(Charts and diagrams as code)
+++

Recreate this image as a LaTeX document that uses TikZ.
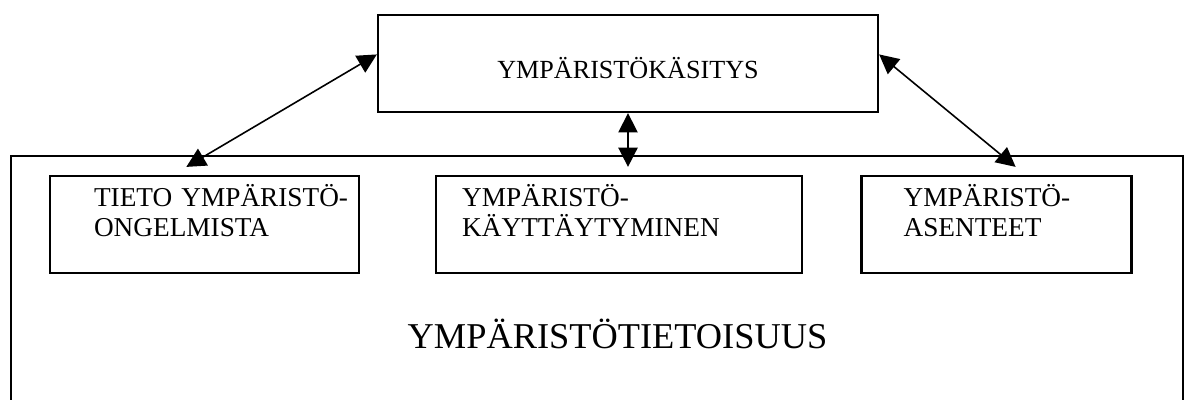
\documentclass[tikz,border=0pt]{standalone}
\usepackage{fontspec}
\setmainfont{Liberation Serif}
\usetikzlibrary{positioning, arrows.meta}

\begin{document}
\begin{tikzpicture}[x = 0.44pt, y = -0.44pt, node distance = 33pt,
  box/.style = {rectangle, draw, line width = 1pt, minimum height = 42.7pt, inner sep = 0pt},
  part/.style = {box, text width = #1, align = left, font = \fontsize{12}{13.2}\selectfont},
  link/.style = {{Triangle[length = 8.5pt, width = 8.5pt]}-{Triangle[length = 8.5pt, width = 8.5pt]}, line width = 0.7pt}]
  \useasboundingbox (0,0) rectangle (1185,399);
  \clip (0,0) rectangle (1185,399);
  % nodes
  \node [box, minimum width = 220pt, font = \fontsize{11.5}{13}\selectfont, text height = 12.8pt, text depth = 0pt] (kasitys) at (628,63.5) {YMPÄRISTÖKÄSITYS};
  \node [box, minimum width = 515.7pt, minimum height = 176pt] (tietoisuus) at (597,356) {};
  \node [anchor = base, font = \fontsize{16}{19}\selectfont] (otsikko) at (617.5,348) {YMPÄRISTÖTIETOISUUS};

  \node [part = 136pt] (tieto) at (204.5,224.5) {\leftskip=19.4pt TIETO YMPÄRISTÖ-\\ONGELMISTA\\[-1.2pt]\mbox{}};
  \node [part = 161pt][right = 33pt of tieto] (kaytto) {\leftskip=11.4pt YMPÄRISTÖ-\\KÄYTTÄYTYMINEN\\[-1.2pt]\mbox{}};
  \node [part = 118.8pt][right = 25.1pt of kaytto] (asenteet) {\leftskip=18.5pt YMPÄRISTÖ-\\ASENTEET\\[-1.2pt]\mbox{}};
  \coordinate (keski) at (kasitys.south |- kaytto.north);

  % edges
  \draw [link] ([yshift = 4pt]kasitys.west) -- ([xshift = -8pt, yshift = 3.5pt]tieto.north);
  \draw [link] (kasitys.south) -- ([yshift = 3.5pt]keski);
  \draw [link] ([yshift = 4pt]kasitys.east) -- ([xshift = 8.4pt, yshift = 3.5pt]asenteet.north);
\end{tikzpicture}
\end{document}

+++

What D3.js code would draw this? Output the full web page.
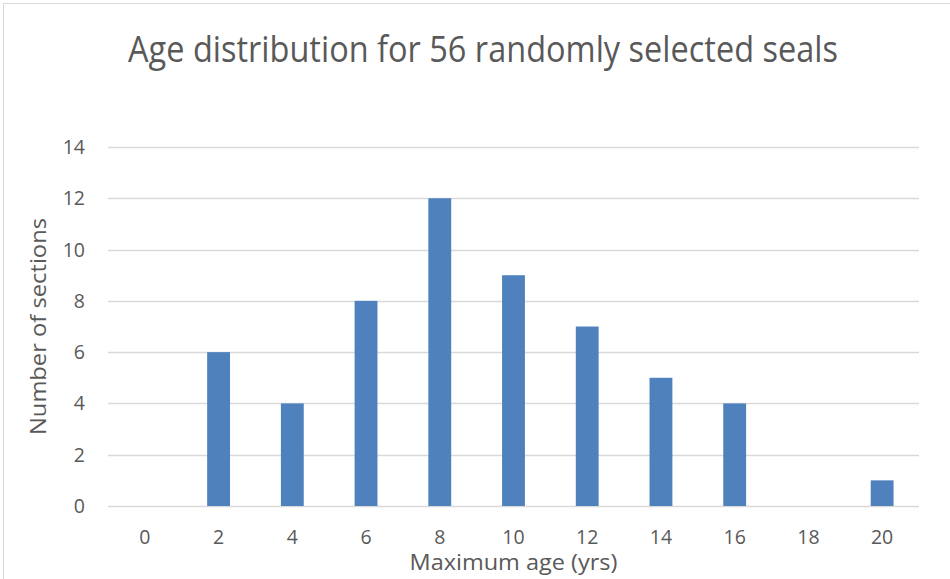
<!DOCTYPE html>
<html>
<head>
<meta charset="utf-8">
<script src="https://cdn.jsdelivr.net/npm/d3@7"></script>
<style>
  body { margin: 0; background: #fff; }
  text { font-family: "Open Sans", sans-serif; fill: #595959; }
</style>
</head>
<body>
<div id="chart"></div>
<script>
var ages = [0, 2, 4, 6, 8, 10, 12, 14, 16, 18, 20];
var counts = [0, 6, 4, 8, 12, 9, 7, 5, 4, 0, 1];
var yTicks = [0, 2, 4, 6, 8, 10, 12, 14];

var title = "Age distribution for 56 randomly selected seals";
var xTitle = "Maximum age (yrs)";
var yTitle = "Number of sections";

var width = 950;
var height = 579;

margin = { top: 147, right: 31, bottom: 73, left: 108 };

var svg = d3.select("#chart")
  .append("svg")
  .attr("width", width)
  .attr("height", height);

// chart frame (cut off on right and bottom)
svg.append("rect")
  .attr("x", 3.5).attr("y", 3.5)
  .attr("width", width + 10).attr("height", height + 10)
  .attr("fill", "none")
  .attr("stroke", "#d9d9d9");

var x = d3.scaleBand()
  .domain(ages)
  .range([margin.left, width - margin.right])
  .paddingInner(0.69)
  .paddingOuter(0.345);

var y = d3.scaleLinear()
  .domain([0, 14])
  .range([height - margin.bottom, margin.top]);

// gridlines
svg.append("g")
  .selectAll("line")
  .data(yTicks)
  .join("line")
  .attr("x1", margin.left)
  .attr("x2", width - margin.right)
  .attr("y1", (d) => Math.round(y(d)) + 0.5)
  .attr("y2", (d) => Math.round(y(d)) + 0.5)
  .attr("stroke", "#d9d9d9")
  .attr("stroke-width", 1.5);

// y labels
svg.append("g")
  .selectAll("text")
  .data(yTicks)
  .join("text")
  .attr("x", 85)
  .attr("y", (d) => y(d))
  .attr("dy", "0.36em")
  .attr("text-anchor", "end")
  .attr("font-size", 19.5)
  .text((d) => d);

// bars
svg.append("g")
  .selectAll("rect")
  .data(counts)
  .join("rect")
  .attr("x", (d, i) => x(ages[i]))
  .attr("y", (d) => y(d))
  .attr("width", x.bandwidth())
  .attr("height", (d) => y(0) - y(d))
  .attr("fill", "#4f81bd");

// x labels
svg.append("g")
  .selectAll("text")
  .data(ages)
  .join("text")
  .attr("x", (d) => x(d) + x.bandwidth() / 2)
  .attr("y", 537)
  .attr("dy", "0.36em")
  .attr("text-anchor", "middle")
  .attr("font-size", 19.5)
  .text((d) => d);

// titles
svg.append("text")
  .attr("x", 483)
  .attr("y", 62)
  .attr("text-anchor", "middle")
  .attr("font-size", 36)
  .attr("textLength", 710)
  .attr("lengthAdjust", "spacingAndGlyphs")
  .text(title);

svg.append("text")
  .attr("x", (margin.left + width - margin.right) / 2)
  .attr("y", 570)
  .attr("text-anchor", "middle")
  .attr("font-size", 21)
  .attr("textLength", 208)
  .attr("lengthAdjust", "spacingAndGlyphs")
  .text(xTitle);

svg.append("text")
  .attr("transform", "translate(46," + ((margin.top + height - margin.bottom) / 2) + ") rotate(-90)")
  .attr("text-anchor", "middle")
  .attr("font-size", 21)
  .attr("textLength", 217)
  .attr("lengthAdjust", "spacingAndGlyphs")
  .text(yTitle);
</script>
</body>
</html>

+++

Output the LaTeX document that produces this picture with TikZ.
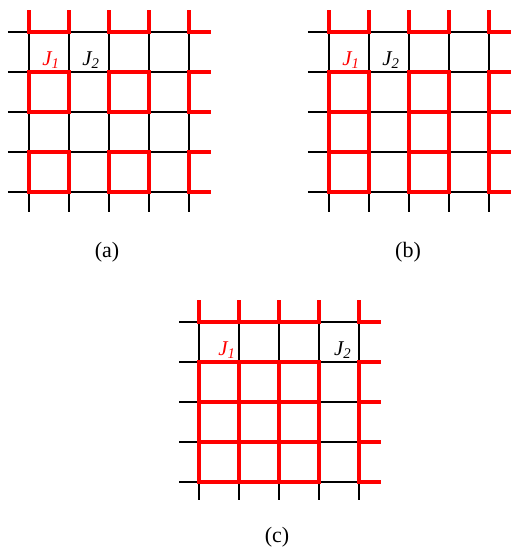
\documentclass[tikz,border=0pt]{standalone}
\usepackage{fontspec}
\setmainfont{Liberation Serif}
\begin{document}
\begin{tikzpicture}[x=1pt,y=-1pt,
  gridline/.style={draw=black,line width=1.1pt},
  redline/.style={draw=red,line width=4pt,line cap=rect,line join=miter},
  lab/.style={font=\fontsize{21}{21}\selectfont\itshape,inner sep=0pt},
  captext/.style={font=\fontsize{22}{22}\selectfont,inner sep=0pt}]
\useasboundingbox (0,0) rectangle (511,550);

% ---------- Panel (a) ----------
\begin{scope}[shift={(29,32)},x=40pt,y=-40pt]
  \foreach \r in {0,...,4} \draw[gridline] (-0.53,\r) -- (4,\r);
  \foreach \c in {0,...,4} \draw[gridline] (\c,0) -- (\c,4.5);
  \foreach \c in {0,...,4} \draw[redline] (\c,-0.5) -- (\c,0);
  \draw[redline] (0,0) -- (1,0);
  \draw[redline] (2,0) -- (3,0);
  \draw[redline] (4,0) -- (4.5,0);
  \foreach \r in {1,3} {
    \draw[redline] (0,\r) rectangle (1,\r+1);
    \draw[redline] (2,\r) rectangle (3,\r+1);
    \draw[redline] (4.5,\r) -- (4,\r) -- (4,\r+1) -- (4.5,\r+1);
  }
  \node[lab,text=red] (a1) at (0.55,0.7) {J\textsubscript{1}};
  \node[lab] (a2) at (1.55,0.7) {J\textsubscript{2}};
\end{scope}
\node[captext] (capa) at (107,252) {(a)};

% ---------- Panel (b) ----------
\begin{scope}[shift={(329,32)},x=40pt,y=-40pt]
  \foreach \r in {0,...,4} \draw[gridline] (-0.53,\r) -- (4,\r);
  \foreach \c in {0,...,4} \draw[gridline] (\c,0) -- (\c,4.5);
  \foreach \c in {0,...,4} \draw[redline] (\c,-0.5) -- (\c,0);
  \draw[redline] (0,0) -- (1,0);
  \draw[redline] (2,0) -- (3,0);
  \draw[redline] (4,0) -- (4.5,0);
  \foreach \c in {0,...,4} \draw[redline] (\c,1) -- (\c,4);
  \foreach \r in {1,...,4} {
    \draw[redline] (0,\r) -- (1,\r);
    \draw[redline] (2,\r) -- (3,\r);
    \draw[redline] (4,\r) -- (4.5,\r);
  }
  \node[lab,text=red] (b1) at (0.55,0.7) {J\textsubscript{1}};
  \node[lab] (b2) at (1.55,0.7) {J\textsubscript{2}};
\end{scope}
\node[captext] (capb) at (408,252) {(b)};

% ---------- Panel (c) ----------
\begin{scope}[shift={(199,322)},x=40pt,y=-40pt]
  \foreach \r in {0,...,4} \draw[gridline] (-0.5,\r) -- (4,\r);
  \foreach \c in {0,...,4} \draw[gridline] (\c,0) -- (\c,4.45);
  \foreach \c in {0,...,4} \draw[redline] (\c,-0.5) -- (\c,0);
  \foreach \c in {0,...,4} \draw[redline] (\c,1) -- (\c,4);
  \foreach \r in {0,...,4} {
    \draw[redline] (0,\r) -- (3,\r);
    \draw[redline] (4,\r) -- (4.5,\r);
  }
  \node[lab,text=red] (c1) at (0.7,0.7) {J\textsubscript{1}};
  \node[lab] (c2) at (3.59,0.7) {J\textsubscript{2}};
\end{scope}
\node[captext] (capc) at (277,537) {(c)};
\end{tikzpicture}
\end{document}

+++

* [Stated task]:
Using the entries above, write out exactly the lines from the one with "Recreate this image" through the one with "(otsikko) at (617.5,348)", ends included. Leave out any pictures.

* [Result of this exercise]:
Recreate this image as a LaTeX document that uses TikZ.
\documentclass[tikz,border=0pt]{standalone}
\usepackage{fontspec}
\setmainfont{Liberation Serif}
\usetikzlibrary{positioning, arrows.meta}

\begin{document}
\begin{tikzpicture}[x = 0.44pt, y = -0.44pt, node distance = 33pt,
  box/.style = {rectangle, draw, line width = 1pt, minimum height = 42.7pt, inner sep = 0pt},
  part/.style = {box, text width = #1, align = left, font = \fontsize{12}{13.2}\selectfont},
  link/.style = {{Triangle[length = 8.5pt, width = 8.5pt]}-{Triangle[length = 8.5pt, width = 8.5pt]}, line width = 0.7pt}]
  \useasboundingbox (0,0) rectangle (1185,399);
  \clip (0,0) rectangle (1185,399);
  % nodes
  \node [box, minimum width = 220pt, font = \fontsize{11.5}{13}\selectfont, text height = 12.8pt, text depth = 0pt] (kasitys) at (628,63.5) {YMPÄRISTÖKÄSITYS};
  \node [box, minimum width = 515.7pt, minimum height = 176pt] (tietoisuus) at (597,356) {};
  \node [anchor = base, font = \fontsize{16}{19}\selectfont] (otsikko) at (617.5,348) {YMPÄRISTÖTIETOISUUS};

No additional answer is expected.